When it ignores an error that it can safely ignore, it will output the message Ignoring safe warning errors, and will generate a file named error-signals.json in the working directory with the following content:

{
    "alert_team": false
}

You can learn more about how this configuration block works in the documentation linked above, but for now, what’s important to know is that it allows you to determine what Terragrunt should do when it encounters an error at runtime.

Note that these configurations can also be adjusted dynamically. You can use a combination of feature flags and errors to control how Terragrunt behaves at runtime.

Say, for example, a developer was trying to roll out a new version of your module that is known to be potentially flaky. You want to integrate your new module update with the rest of your team, but you don’t want to break runs that aren’t ready for the new module.

You could use a feature flag to control introduction of that new module, and an error block to ignore any errors that you know are safe to ignore.

feature "enable_flaky_module" {
  default = false
}

locals {
  version = feature.enable_flaky_module.value ? "v1.0.0" : "v1.1.0"
}

terraform {
  source = "git::git@github.com:acme/infrastructure-modules.git//storage/s3?ref=${local.version}"
}

errors {
    # Ignore errors when set
    ignore "flaky_module_errors" {
        ignorable_errors = feature.enable_flaky_module.value ? [
            ".*Error: flaky module error.*"
        ] : []
        message = "Ignoring flaky module error"
        signals = {
            send_notification = true
        }
    }
}

In this example, the enable_flaky_module feature flag sets both the version of the module, and the error handling behavior for the unit that consumes it. This would allow the developer to integrate the unit configuration update with the rest of the codebase, enable the flag that introduces the module update in a lower environment, and then ignore any errors that are known to be safe to ignore.

This pattern allows for greater speed of integration with larger codebases, and can be a useful tool for managing risk in your infrastructure.

Excludes

Defined using the exclude configuration block, Terragrunt allows for the exclusion of specific units at runtime.

For example:

locals {
  day_of_week = formatdate("EEE", timestamp())
  ban_deploy  = contains(["Fri", "Sat", "Sun"], local.day_of_week)
}

exclude {
    if = local.ban_deploy
    actions = ["apply", "destroy"]
}

In this example, the exclude block will prevent the apply command from running in a given unit on Fridays, Saturdays, and Sundays, as all good DevOps engineers know that deploying that close to a weekend is a recipe for disaster.

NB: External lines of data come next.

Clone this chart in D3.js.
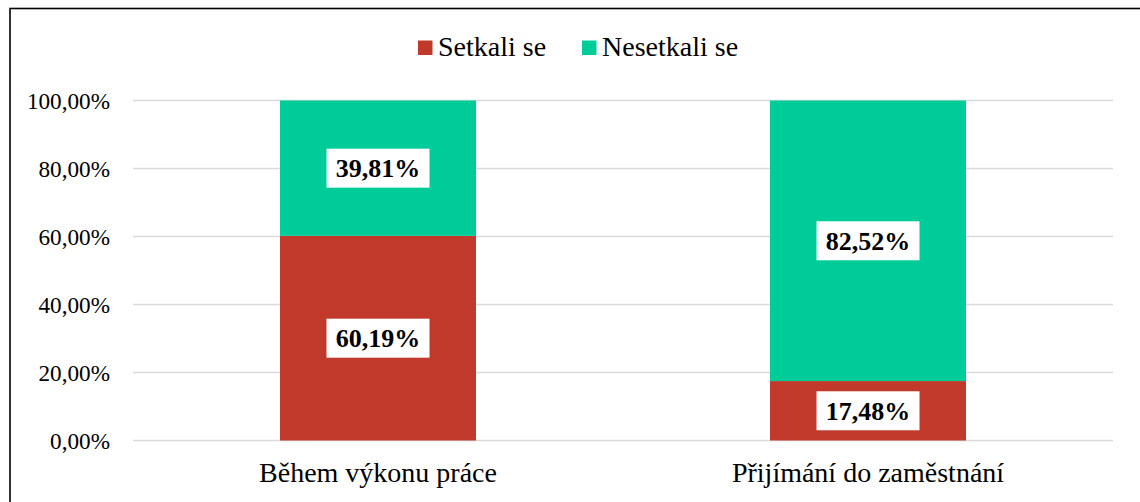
<!DOCTYPE html>
<html><head><meta charset="utf-8">
<script src="https://cdn.jsdelivr.net/npm/d3@7"></script>
<style>body{margin:0;background:#fff}svg{display:block}</style>
</head><body><svg id="c" width="1140" height="502"></svg>
<script>
const categories = ["Během výkonu práce", "Přijímání do zaměstnání"];
const seriesNames = ["Setkali se", "Nesetkali se"];
const setkali = [60.19, 17.48];
const nesetkali = [39.81, 82.52];
const tickValues = [0, 20, 40, 60, 80, 100];
const colors = ["#C0392B", "#00CC99"];
const FF = '"Liberation Serif"';

const svg = d3.select("#c");
svg.append("rect").attr("x",10).attr("y",8.5).attr("width",1200).attr("height",600)
  .attr("fill","none").attr("stroke","#000").attr("stroke-width",1.6);

const x = d3.scaleBand().domain(categories).range([133,1113]).paddingInner(0.6).paddingOuter(0.3);
const y = d3.scaleLinear().domain([0,100]).range([440.5,100.5]);
const fmt = v => d3.format(".2f")(v).replace(".", ",") + "%";

// gridlines
svg.append("g").selectAll("line").data(tickValues).join("line")
  .attr("x1",133).attr("x2",1113).attr("y1",d=>y(d)).attr("y2",d=>y(d))
  .attr("stroke","#d9d9d9").attr("stroke-width",1.5);

// y axis labels
const yAxis = d3.axisLeft(y).tickValues(tickValues).tickFormat(fmt).tickSize(0).tickPadding(0);
const ga = svg.append("g").attr("transform","translate(110,0)").call(yAxis);
ga.select(".domain").remove();
ga.selectAll("text").style("font-family",FF).style("font-size","23.2px").attr("fill","#000").attr("dy","0.35em");

// x axis labels
const xAxis = d3.axisBottom(x).tickSize(0).tickPadding(0);
const gx = svg.append("g").attr("transform","translate(0,482)").call(xAxis);
gx.select(".domain").remove();
gx.selectAll("text").style("font-family",FF).style("font-size","28px").attr("fill","#000").attr("dy",0);

// stacks
const data = categories.map((c,i)=>({cat:c, s0:setkali[i], s1:nesetkali[i]}));
const stack = d3.stack().keys(["s0","s1"])(data);
stack.forEach((layer,li)=>{
  svg.append("g").selectAll("rect").data(layer).join("rect")
    .attr("x",d=>x(d.data.cat)).attr("width",x.bandwidth())
    .attr("y",d=>y(d[1])).attr("height",d=>y(d[0])-y(d[1]))
    .attr("fill",colors[li]);
});
stack.forEach((layer,li)=>{
  const g = svg.append("g").selectAll("g").data(layer).join("g")
    .attr("transform",d=>`translate(${x(d.data.cat)+x.bandwidth()/2},${y((d[0]+d[1])/2)})`);
  g.append("rect").attr("x",-51.5).attr("y",-19.5).attr("width",103).attr("height",39).attr("fill","#fff");
  g.append("text").attr("text-anchor","middle").attr("dy","0.35em")
    .style("font-family",FF).style("font-size","26px").style("font-weight","bold").attr("fill","#000")
    .text(d=>fmt(d[1]-d[0]));
});

// legend
const leg = [{x:418,tx:438},{x:582,tx:602}];
seriesNames.forEach((n,i)=>{
  svg.append("rect").attr("x",leg[i].x).attr("y",40.5).attr("width",14.5).attr("height",14.5).attr("fill",colors[i]);
  svg.append("text").attr("x",leg[i].tx).attr("y",56).style("font-family",FF).style("font-size","28px").attr("fill","#000").text(n);
});
</script></body></html>
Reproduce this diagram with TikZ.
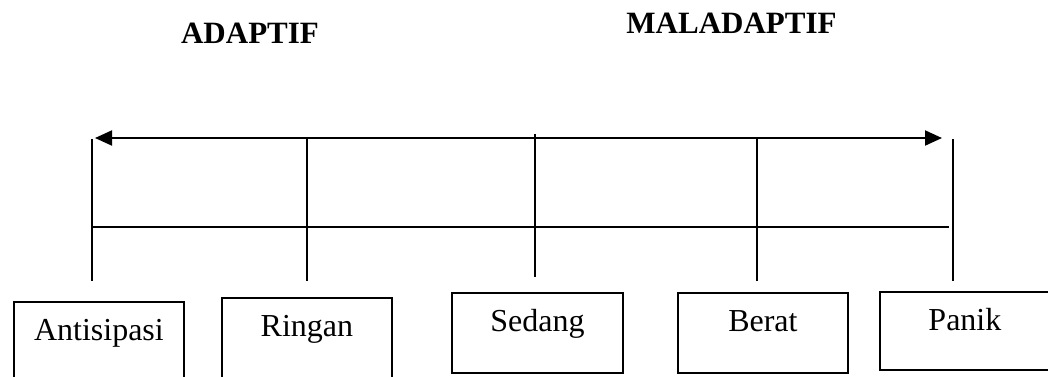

While a toy example, this demonstrates how you can use the exclude block to use dynamic information at runtime to control the run queue.

You can use this block to prevent certain units from running in certain environments, or to prevent certain commands from running in certain units.

Note that, just like with the other blocks mentioned so far, you can use a combination of configurations mentioned here to ensure that Terragrunt behaves exactly as you need it to at runtime.

Exclusion from the Run Queue

The exclude block will only exclude the unit from the run queue, which is only relevant in the context of a run-all command.

A user could still explicitly navigate to the unit directory and run the command manually.

If you would like to explicitly prevent a command from being run, even if a user was to navigate to the unit directory and run the command manually, you can use a combination of the exclude block and a before_hook block to prevent the command from running.

For example:

locals {
  day_of_week = formatdate("EEE", timestamp())
  ban_deploy  = contains(["Fri", "Sat", "Sun"], local.day_of_week)
}

exclude {
    if = local.ban_deploy
    actions = ["apply", "destroy"]
}

terraform {
  before_hook "prevent_deploy" {
    commands = ["apply", "destroy"]
    execute  = local.ban_deploy ? ["bash", "-c", "echo 'Deploying on weekends is not allowed. Go home.' && exit 1"] : []
  }
}

Note that this will result in an exit code of 1, rather than merely excluding the unit from the run queue, which is slightly different behavior.